Using Lagrangian mechanics the pendulum can be derived through the use of the Euler-Lagrange equation of motion. Defining Lagrangian as the difference between kinetic and potential energies,

$L=T-V\,$

where T is kinetic energy and V is potential.
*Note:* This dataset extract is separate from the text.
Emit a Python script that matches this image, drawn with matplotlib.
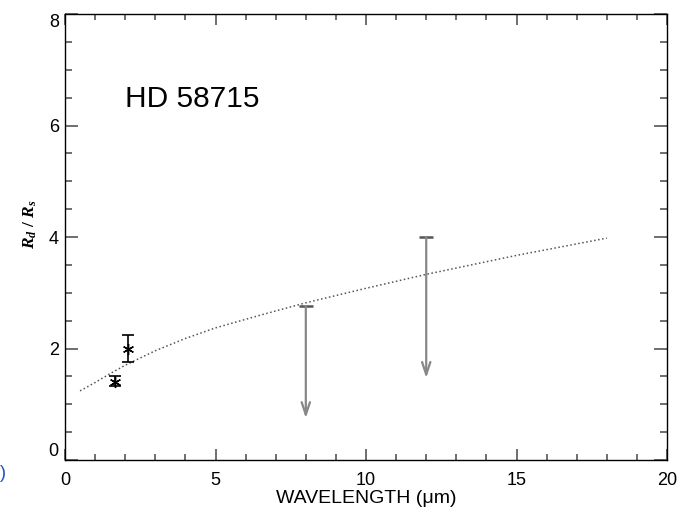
import matplotlib
matplotlib.use("Agg")
import matplotlib.pyplot as plt
from matplotlib.ticker import MultipleLocator

plt.rcParams['font.family'] = ['Liberation Sans', 'DejaVu Sans']
plt.rcParams['mathtext.fontset'] = 'custom'
plt.rcParams['mathtext.it'] = 'Liberation Serif:italic:bold'
plt.rcParams['mathtext.rm'] = 'Liberation Serif:bold'

# measured points with error bars
wave_pts = [1.65, 2.1]
ratio_pts = [1.40, 2.00]
ratio_lo = [0.08, 0.24]
ratio_hi = [0.10, 0.25]

# upper limits (top of bar -> arrow tip)
wave_lim = [8.0, 12.0]
ratio_lim = [2.76, 4.00]
ratio_tip = [0.75, 1.47]

# dotted model curve
wave_model = [0.5, 1.0, 1.5, 2.0, 3.0, 4.0, 5.0, 6.5, 8.0, 10.0, 12.0, 15.0, 18.0]
ratio_model = [1.24, 1.39, 1.55, 1.70, 1.96, 2.18, 2.37, 2.60, 2.82, 3.08, 3.33, 3.67, 3.98]

# axis ticks
x_major = [0, 5, 10, 15, 20]
y_major = [0, 2, 4, 6, 8]

fig = plt.figure(figsize=(6.83, 5.11), dpi=100)
ax = fig.add_axes([0.0952, 0.0998, 0.8814, 0.8728])

ax.plot(wave_model, ratio_model, linestyle=':', color='#555555', lw=1.1)

ax.errorbar(wave_pts, ratio_pts, yerr=[ratio_lo, ratio_hi], fmt='none',
            ecolor='black', elinewidth=1.2, capsize=4.5, capthick=1.2)
ax.plot(wave_pts, ratio_pts, linestyle='none', marker=(6, 2, 0),
        ms=8, mec='black', mew=1.0)

for x, top, tip in zip(wave_lim, ratio_lim, ratio_tip):
    ax.annotate('', xy=(x, tip), xytext=(x, top),
                arrowprops=dict(arrowstyle='->, head_length=0.9, head_width=0.3',
                                color='#888888', lw=1.6, shrinkA=0, shrinkB=0))
    ax.plot([x], [top], marker='_', ms=10, mew=1.8, color='#555555')

ax.text(2.0, 6.33, 'HD 58715', fontsize=21.5, va='baseline', ha='left')

ax.set_xlim(0, 20)
ax.set_ylim(0, 8)
ax.set_xticks(x_major)
ax.set_yticks(y_major)
ax.xaxis.set_minor_locator(MultipleLocator(1))
ax.yaxis.set_minor_locator(MultipleLocator(0.5))
ax.tick_params(which='both', direction='in', top=True, right=True,
               color='#555555', width=1.2, labelsize=13)
ax.tick_params(axis='x', which='major', length=8, pad=8.5)
ax.tick_params(axis='x', which='minor', length=4)
ax.tick_params(axis='y', which='major', length=9.7, pad=4.5)
ax.tick_params(axis='y', which='minor', length=5)
for s in ax.spines.values():
    s.set_linewidth(1.0)

# end labels on the y axis sit inside the frame
yticks = ax.yaxis.get_major_ticks()
yticks[0].label1.set_va('bottom')
yticks[-1].label1.set_va('top')

ax.set_xlabel('WAVELENGTH (\u03bcm)', fontsize=14, labelpad=1)
ax.set_ylabel(r'$R_d\ /\ R_s$', fontsize=12.5, labelpad=7, y=0.53)

fig.text(0.0, 0.065, ')', color='#1f4fbf', fontsize=13)

fig.savefig('out.png', dpi=100)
$T=\frac {m}{2} \left ( \dot x^2 + \dot y^2 \right )$

$V=mgh=mgl( 1- \cos\theta )\,$

$L=\frac {m}{2} \left ( \dot x^2 + \dot y^2 \right ) - mgl(1-\cos\theta)$

x = l sinθ

where x is the displacement in the horizontal direction

y = l cosθ

y is the displacement in the vertical direction

$\dot x^2 = l^2 \dot \theta^2 \cos^2 \theta$

$\dot y^2 = l^2 \dot \theta^2 \sin^2 \theta$

$L=\frac {m}{2} \left ( l^2 \dot \theta^2 \cos^2 \theta + l^2 \dot \theta^2 \sin^2 \theta \right ) - mgl(1-\cos\theta)$

Using Lagrange's Equation

$\frac{d}{dt} \frac{\partial L}{\partial \dot{\theta}} = \frac{\partial L}{\partial \theta}$

we get

$\frac{d}{dt} \frac{\partial L}{\partial \dot{\theta}} = m \left ( l^2 \ddot \theta^2 \cos^2 \theta + l^2 \ddot \theta^2 \sin^2 \theta \right ) = ml^2 \ddot \theta^2$

$\frac{\partial L}{\partial {\theta}} = -mgl\sin\theta$

$ml^2 \ddot \theta = -mgl\sin\theta$

$\ddot \theta = - \frac{g}{l}\sin\theta$

--Nefreat

[edit] Wrong negative signal in some formulas of the derivations

The explanation for the negative signal in equations:

$F = - mg\sin\theta\,$

$a = -g\sin\theta\,$

namely, that $g\,$ is negative because it is pointing downward, is simply not true.
If the formulas refer to absolute values, then there should be no minus signal.